Net zoals in België, wordt het sociaal overleg in Frankrijk gedomineerd door een oligopolie van grote vakbonden, zij het naar verhouding met veel minder leden. Door het zwaartepunt van het sociaal overleg naar de bedrijven te verleggen, maakt Macron ruimte voor kleinere vakbonden en zelfs voor directe personeelsdemocratie. Hij paait daarbij met de invoering van een vakbondscheque die vakbonden nieuwe leden kan opleveren. Hij bereikt het doel van flexibilisering met een middel dat nieuwe kansen biedt aan oude en nieuwe vakbonden. Daarmee breekt hij op voorhand elk verenigd vakbondsverzet. Mooi gespeeld.

Decentrale vakbondsdemocratie was eerder al een hefboom voor de arbeidsmarkthervormingen die Italië, Spanje, Portugal en Griekenland na de eurocrisis hebben doorgevoerd. Frankrijk volgt deze trend en trekt een noord-zuid as over continentaal Europa. Ten zuiden verloopt arbeidsmarkthervorming ten koste van het traditionele sociaal overleg, ten noorden steunt de hervorming op dat overleg. Dat was het geval in Scandinavië met de zogenaamde ‘flexizekerheid’, in Duitsland onder kanselier Schröder en in Nederland met het poldermodel.

Flexibiliteit

Ook België heeft inspanningen gedaan om de creatie van werkgelegenheid via arbeidsflexibiliteit te bevorderen. Nog deze zomer zijn nieuwe maatregelen aangekondigd zoals flexijobs en nachtarbeid. Sommige van die hervormingen vergen ook overleg op bedrijfsniveau. Maar België heeft niets veranderd aan de dominantie van gecentraliseerd sociaal overleg. De daarin betrokken vakbonden verzetten zich tegen flexibiliteit en delen ook binnen veel bedrijven de lakens uit.

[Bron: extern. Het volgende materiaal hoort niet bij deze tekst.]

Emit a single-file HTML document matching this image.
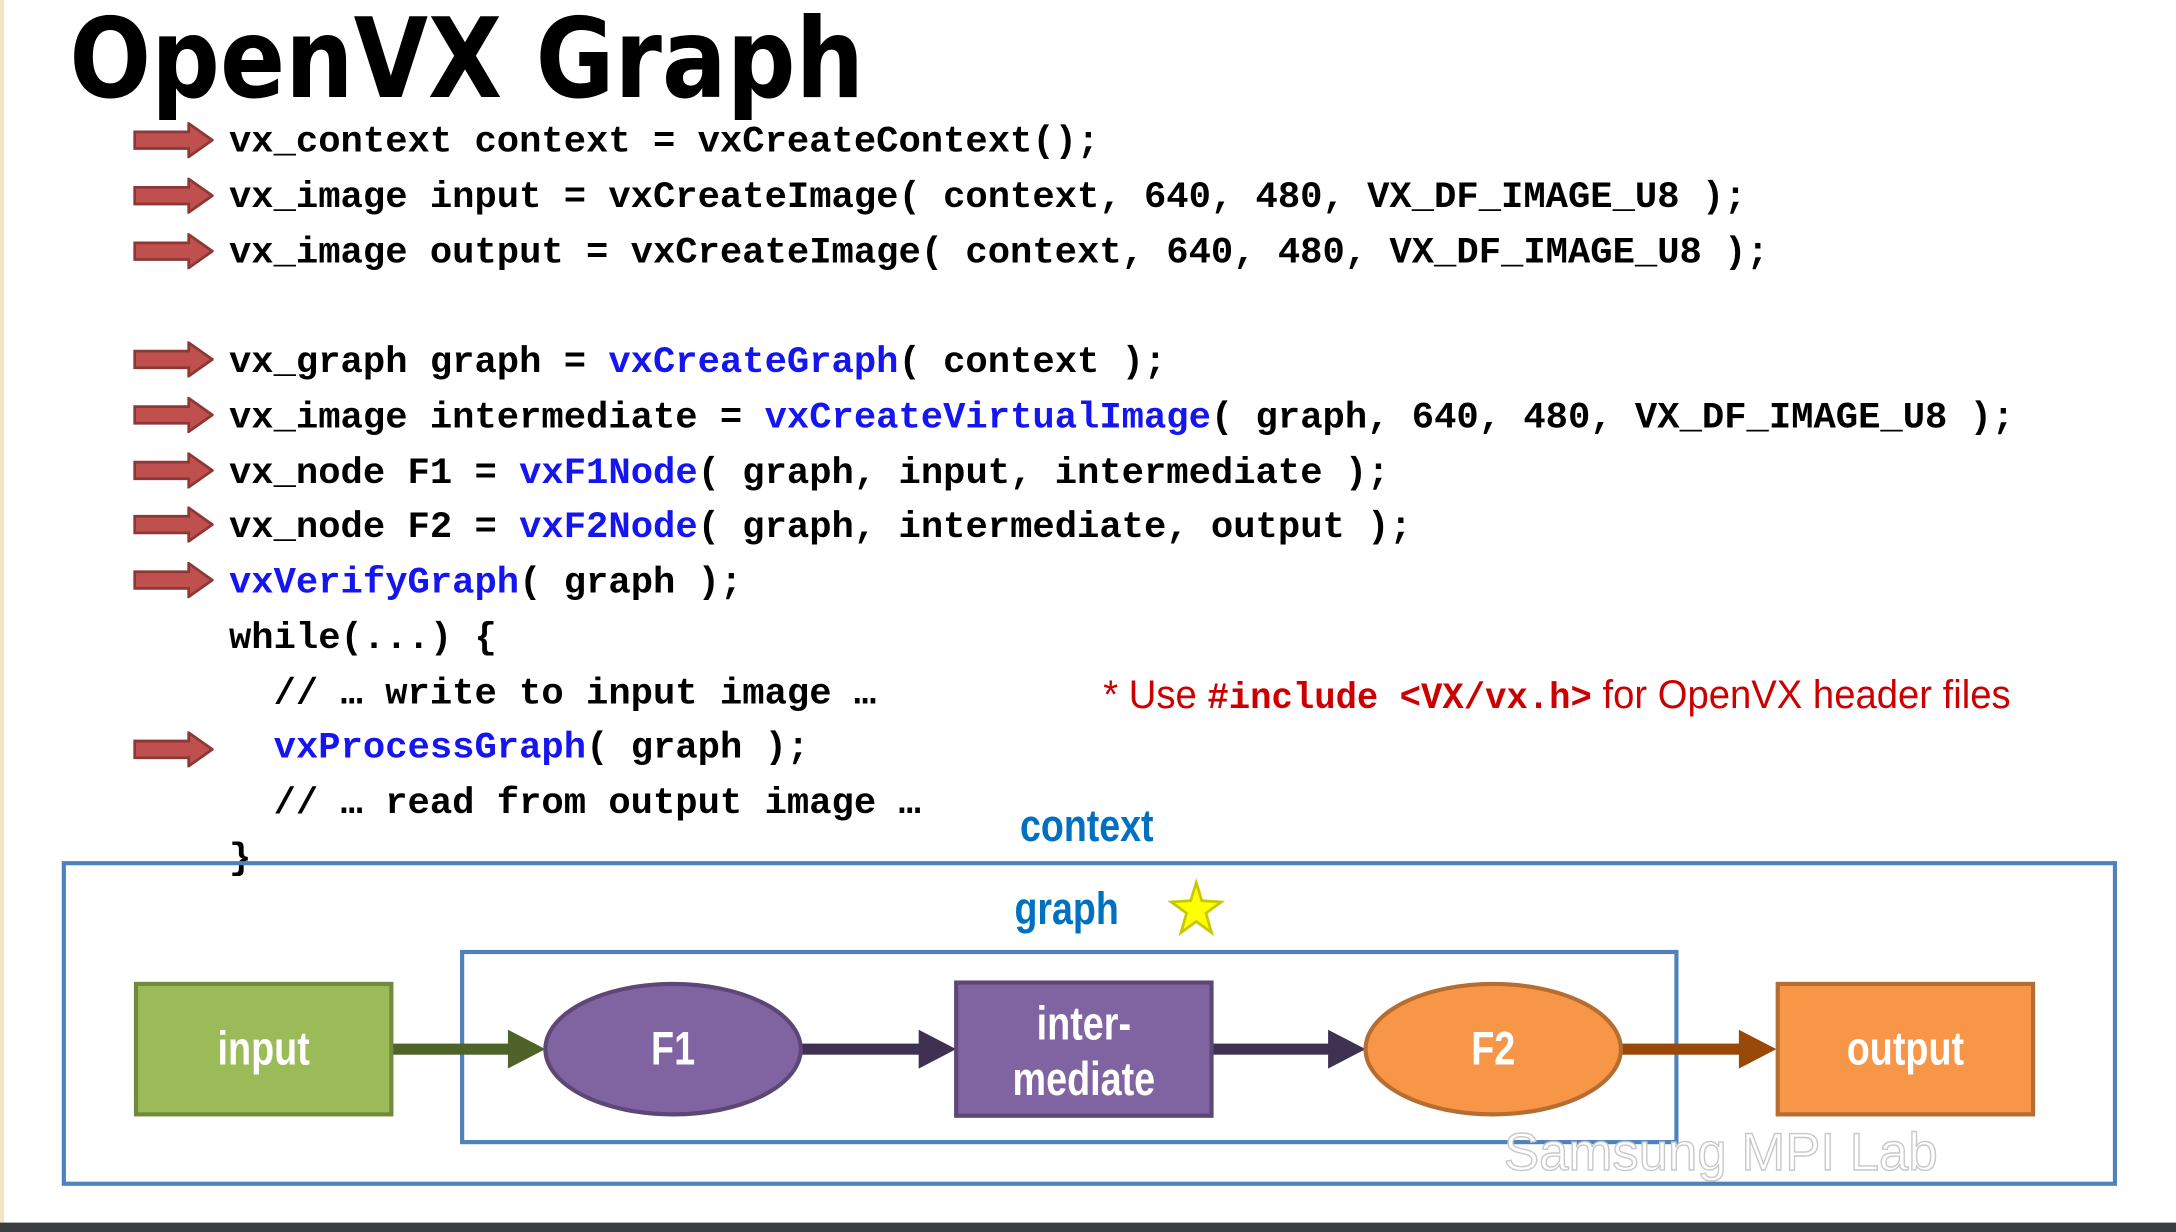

België wordt een zonderling in Europa. Zoals in Noord-Europa blijven we zweren bij top-down sociaal overleg. Maar zoals in Zuid-Europa zijn precies die overlegstructuren het obstakel voor verandering. Ons rest verandering per wet, met een koterij van bijzondere statuten, zonder veranderingsstroom aan de basis of aan de top. Tenzij die top alsnog het licht ziet, te beginnen bij het vastgeroeste interprofessioneel overleg in de fameuze Groep van Tien, zal duurzame arbeidsmarkthervorming ook bij ons meer lokale vakbondsdemocratie vergen.